Wer in den vergangenen Jahren Fußball verfolgt hat weiß, dass ein mögliches Duell zwischen Bayern und Dortmund im Champions League Finale ein Spiel auf Augenhöhe sein wird. Dortmund spielt brillianten Fußball und Jürgen Klopps Arbeit ist inhaltlich gar nicht hoch genug zu bewerten. Trotzdem ist vor allem nach dieser Woche klar. Gewinnt Dortmund die Champions League ist es eine Sensation. Gewinnt Bayern wäre es der Normalfall. Die Fallhöhe ist nur für den Rekordmeister riesengroß.

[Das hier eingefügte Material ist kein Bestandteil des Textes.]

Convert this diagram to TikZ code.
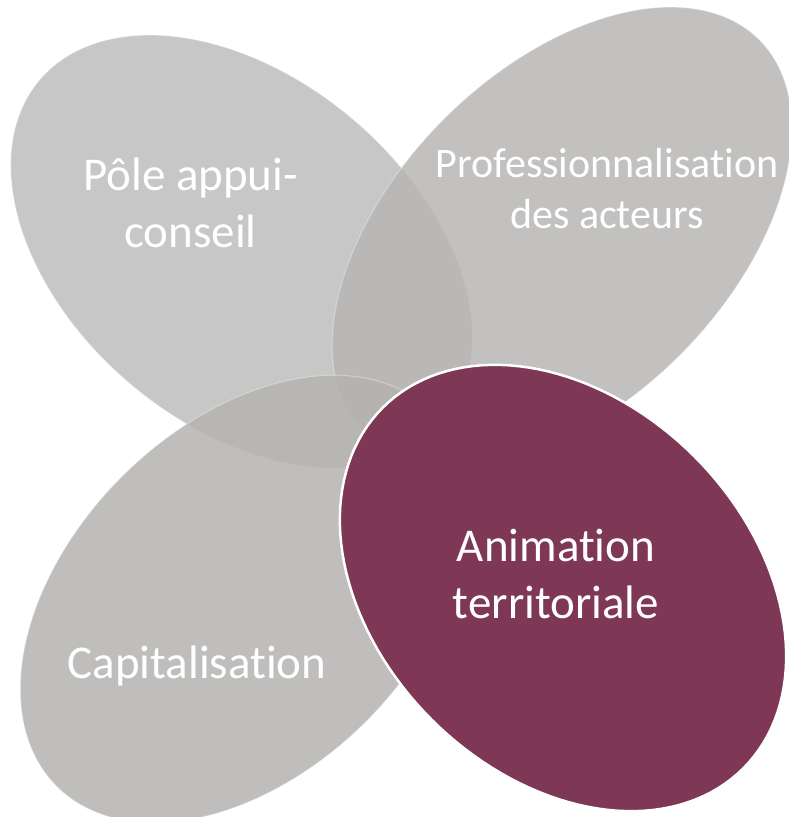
\documentclass[tikz,border=0pt]{standalone}
\usepackage{fontspec}
\setmainfont{Carlito}[Ligatures={NoCommon}]
\definecolor{grayA}{RGB}{190,189,190}
\definecolor{grayB}{RGB}{183,182,180}
\definecolor{grayC}{RGB}{180,179,176}
\definecolor{plum}{RGB}{126,56,85}
% rotated ellipse in pixel coordinates: #1 cx, #2 cy, #3 a, #4 b, #5 angle (clockwise, y down)
\newcommand{\petalpath}[5]{plot[domain=0:360, samples=145]
  ({#1 + #3*cos(\x)*cos(#5) - #4*sin(\x)*sin(#5)},
   {#2 + #3*cos(\x)*sin(#5) + #4*sin(\x)*cos(#5)}) -- cycle}
\begin{document}
\begin{tikzpicture}[x=1pt,y=-1pt,
  petal/.style={fill opacity=0.85, draw=white, draw opacity=0.3, line width=1.2pt},
  hub/.style={fill=plum, draw=white, line width=2.5pt},
  lbl/.style={text=white, align=center, inner sep=0pt, anchor=base},
  big/.style={font=\fontsize{47}{57}\selectfont},
  small/.style={font=\fontsize{42}{51.5}\selectfont}]
\useasboundingbox (0,0) rectangle (789,817);
\clip (0,0) rectangle (789,817);
% A : top-left
\path[petal, fill=grayA] \petalpath{241.5}{251.5}{265}{173}{40.4};
% B : top-right
\path[petal, fill=grayB] \petalpath{562}{237}{279}{167}{-45};
% C : bottom-left
\path[petal, fill=grayC] \petalpath{244}{599}{265}{173}{-45};
% D : bottom-right (highlighted)
\path[hub] \petalpath{563}{588}{255}{186}{45};
\node[lbl, big] (pole) at (190.5,247) {Pôle appui-\\conseil};
\node[lbl, small] (pro) at (607,228.6) {Professionnalisation\\des acteurs};
\node[lbl, big] (cap) at (197,678) {Capitalisation};
\node[lbl, big] (anim) at (556,618) {Animation\\territoriale};
\end{tikzpicture}
\end{document}
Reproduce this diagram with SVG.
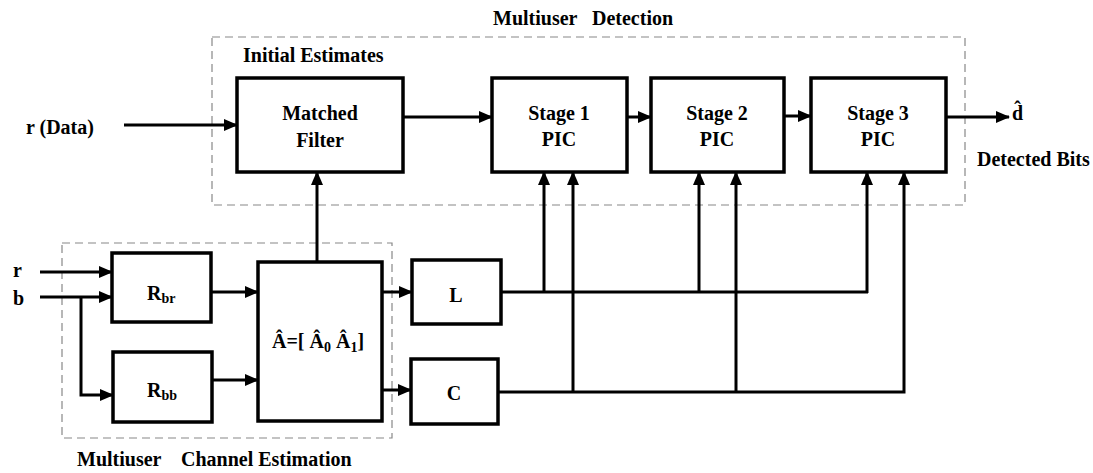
<svg xmlns="http://www.w3.org/2000/svg" width="1093" height="473" viewBox="0 0 1093 473">
<defs>
<marker id="ah" markerWidth="14" markerHeight="12" refX="13" refY="6" orient="auto" markerUnits="userSpaceOnUse">
<path d="M0,0 L14,6 L0,12 Z" fill="#000"/>
</marker>
<style>
.box{fill:#fff;stroke:#000;stroke-width:3.5}
.grp{fill:none;stroke:#888;stroke-width:1.2;stroke-dasharray:8,5}
.ln{fill:none;stroke:#000;stroke-width:3}
.arr{fill:none;stroke:#000;stroke-width:3;marker-end:url(#ah)}
text{font-family:"Liberation Serif","Times New Roman",serif;font-weight:bold;font-size:20px;fill:#000}
.c{text-anchor:middle}
.sub{font-size:14px}
</style>
</defs>
<rect width="1093" height="473" fill="#fff"/>
<g id="groups">
<rect class="grp" x="212" y="37" width="753" height="168"/>
<rect class="grp" x="62" y="243" width="330" height="195"/>
</g>
<g id="labels">
<text x="493" y="25">Multiuser</text>
<text x="592" y="25">Detection</text>
<text x="243" y="62">Initial Estimates</text>
<text x="77" y="466">Multiuser</text>
<text x="181" y="466">Channel Estimation</text>
<text x="26" y="134">r (Data)</text>
<text x="13" y="277">r</text>
<text x="13" y="305">b</text>
<text x="1012" y="120">d̂</text>
<text x="977" y="166">Detected Bits</text>
</g>
<g id="connectors">
<line class="arr" x1="124" y1="125" x2="237" y2="125"/>
<line class="arr" x1="403" y1="117" x2="492" y2="117"/>
<line class="arr" x1="627" y1="117" x2="651" y2="117"/>
<line class="arr" x1="784" y1="116" x2="811" y2="116"/>
<line class="arr" x1="946" y1="117" x2="1009" y2="117"/>
<line class="arr" x1="317" y1="262" x2="317" y2="172"/>
<line class="arr" x1="40" y1="272" x2="112" y2="272"/>
<line class="arr" x1="40" y1="297" x2="112" y2="297"/>
<polyline class="arr" points="81,297 81,395 113,395"/>
<line class="arr" x1="211" y1="292" x2="258" y2="292"/>
<line class="arr" x1="212" y1="380" x2="258" y2="380"/>
<line class="arr" x1="382" y1="292" x2="412" y2="292"/>
<line class="arr" x1="382" y1="390" x2="411" y2="390"/>
<line class="ln" x1="501" y1="292" x2="868" y2="292"/>
<line class="arr" x1="544" y1="292" x2="544" y2="172"/>
<line class="arr" x1="699" y1="292" x2="699" y2="172"/>
<line class="arr" x1="867" y1="293" x2="867" y2="172"/>
<polyline class="arr" points="498,392 904,392 904,172"/>
<line class="arr" x1="573" y1="392" x2="573" y2="172"/>
<line class="arr" x1="736" y1="392" x2="736" y2="172"/>
</g>
<g id="matched-filter">
<rect class="box" x="237" y="78" width="166" height="94"/>
<text class="c" x="320" y="120">Matched</text>
<text class="c" x="320" y="147">Filter</text>
</g>
<g id="stage1">
<rect class="box" x="492" y="78" width="135" height="94"/>
<text class="c" x="559" y="120">Stage 1</text>
<text class="c" x="559" y="146">PIC</text>
</g>
<g id="stage2">
<rect class="box" x="651" y="78" width="133" height="94"/>
<text class="c" x="717" y="120">Stage 2</text>
<text class="c" x="717" y="146">PIC</text>
</g>
<g id="stage3">
<rect class="box" x="811" y="78" width="135" height="94"/>
<text class="c" x="878" y="120">Stage 3</text>
<text class="c" x="878" y="146">PIC</text>
</g>
<g id="rbr">
<rect class="box" x="112" y="253" width="99" height="69"/>
<text x="147" y="300">R<tspan class="sub" dy="3">br</tspan></text>
</g>
<g id="rbb">
<rect class="box" x="113" y="352" width="99" height="70"/>
<text x="147" y="397">R<tspan class="sub" dy="3">bb</tspan></text>
</g>
<g id="a-est">
<rect class="box" x="258" y="262" width="124" height="159"/>
<text x="272" y="348">Â=[ Â<tspan class="sub" dy="4">0</tspan><tspan dy="-4"> Â</tspan><tspan class="sub" dy="4">1</tspan><tspan dy="-4">]</tspan></text>
</g>
<g id="L">
<rect class="box" x="412" y="260" width="89" height="64"/>
<text class="c" x="456" y="302">L</text>
</g>
<g id="C">
<rect class="box" x="411" y="359" width="87" height="65"/>
<text class="c" x="454" y="400">C</text>
</g>
</svg>
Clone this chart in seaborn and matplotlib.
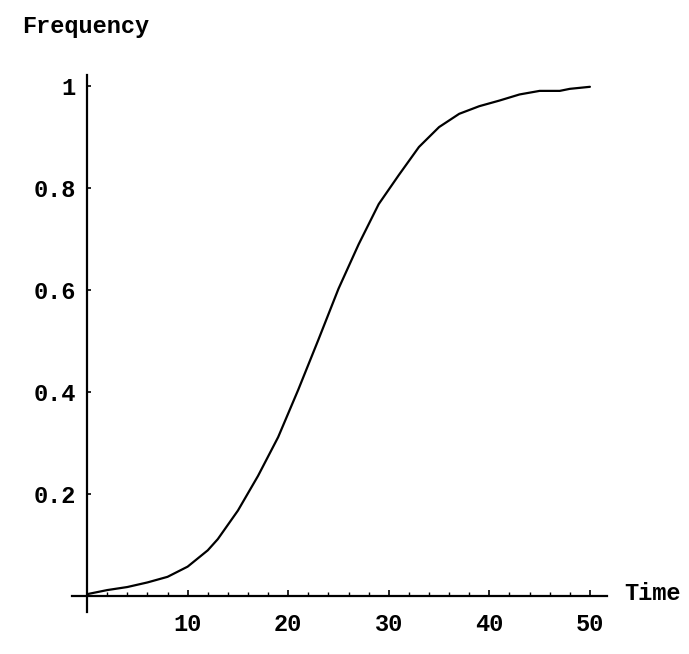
import numpy as np
import matplotlib
matplotlib.use("Agg")
import matplotlib.pyplot as plt
import seaborn as sns

# values
time = [0, 2, 4, 6, 8, 10, 12, 13, 15, 17, 19, 21, 23, 25, 27, 29, 31, 33,
        35, 37, 39, 41, 43, 45, 47, 48, 50]
frequency = [0.004, 0.012, 0.018, 0.027, 0.038, 0.058, 0.090, 0.112, 0.168,
             0.236, 0.312, 0.405, 0.503, 0.603, 0.690, 0.769, 0.826, 0.881,
             0.920, 0.946, 0.961, 0.972, 0.984, 0.991, 0.991, 0.995, 0.999]
x_ticks = [10, 20, 30, 40, 50]
y_ticks = [0.2, 0.4, 0.6, 0.8, 1.0]
y_tick_labels = ["0.2", "0.4", "0.6", "0.8", "1"]

sns.set_style("white")
plt.rcParams['font.family'] = ['Liberation Mono', 'DejaVu Sans Mono']
plt.rcParams['text.color'] = 'black'

fig = plt.figure(figsize=(6.89, 6.54), dpi=100)
ax = fig.add_axes([0.1045, 0.0642, 0.7765, 0.821])

sns.lineplot(x=time, y=frequency, color='black', linewidth=1.6, ax=ax)

ax.set_xlim(-1.5, 51.7)
ax.set_ylim(-0.031, 1.022)

# Mathematica-style axes crossing at the origin
ax.spines['top'].set_visible(False)
ax.spines['right'].set_visible(False)
ax.spines['left'].set_position(('data', 0))
ax.spines['bottom'].set_position(('data', 0))
for s in ['left', 'bottom']:
    ax.spines[s].set_linewidth(1.6)
    ax.spines[s].set_color('black')

ax.set_xticks(x_ticks)
ax.set_xticks(np.arange(2, 51, 2), minor=True)
ax.set_yticks(y_ticks)
ax.set_yticklabels(y_tick_labels)
ax.tick_params(axis='x', which='major', direction='in', length=4, width=1.2,
               pad=12, labelsize=17, colors='black')
ax.tick_params(axis='x', which='minor', direction='in', length=3, width=1.0,
               colors='black')
ax.tick_params(axis='y', which='major', direction='in', length=3, width=1.2,
               pad=8, labelsize=17, colors='black')
ax.tick_params(left=True, bottom=True, which='both')
for lbl in ax.get_xticklabels() + ax.get_yticklabels():
    lbl.set_fontweight('bold')

ax.text(1.032, 0.035, "Time", transform=ax.transAxes, ha='left', va='center',
        fontsize=17, fontweight='bold', clip_on=False)
fig.text(0.032, 0.959, "Frequency", ha='left', va='center', fontsize=17,
         fontweight='bold')

fig.savefig("out.png", dpi=100, facecolor='white')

Es ist wieder ein wenig wie damals zur Jahrtausendwende. Ich bin wieder Fan vom meistgehassten Verein der Liga und ich musste mich ein paar Tage daran gewöhnen. Natürlich wäre ich enttäuscht finde ich es zum Kotzen, falls sich die Vermutungen, um Uli Hoeneß bewahrheiten sollten. Natürlich frage ich mich, warum der FC Bayern für viel Geld einen Stürmer von Borussia Dortmund kaufen will, obwohl die Mannschaft im Sturm sehr gut besetzt ist. Ich erwarte aber auch nicht, dass der FC Bayern oder seine Verantwortlichen alles genauso machen, wie ich es mir wünschen würde. Das kann nicht der Anspruch sein.
Ich bin stolz darauf wie diese Mannschaft in diesem Jahr Fußball spielt. Ich kann mich mit dieser Mannschaft identifizieren wie mit nur wenigen vorher. Ich wünsche mir und uns, dass sich diese Mannschaft in dieser Saison die Krone aufsetzt. Verdient hätte sie es.
Für den Rest empfehle ich allen Bayern-Fans und vor allem den Spielern es so zu halten halten wie Stefan Effenberg im Champions League Viertelfinale 2001 gegen Manchester United. Effenberg grätschte in einem umkämpften Spiel in der 39. Minute David Beckham beim Stand von 0:0 über die Seitenline. Das Old Trafford tobte, Effenberg lächelte leicht, sah die gelbe Karte und nahm scheinbar emotionslos wieder seinen Platz auf dem Spielfeld ein. Auf seinem Gesicht stand geschrieben: „Haters Gonna Hate. I don’t care. Mia san mia.“ Bayern gewann das Spiel mit 1:0.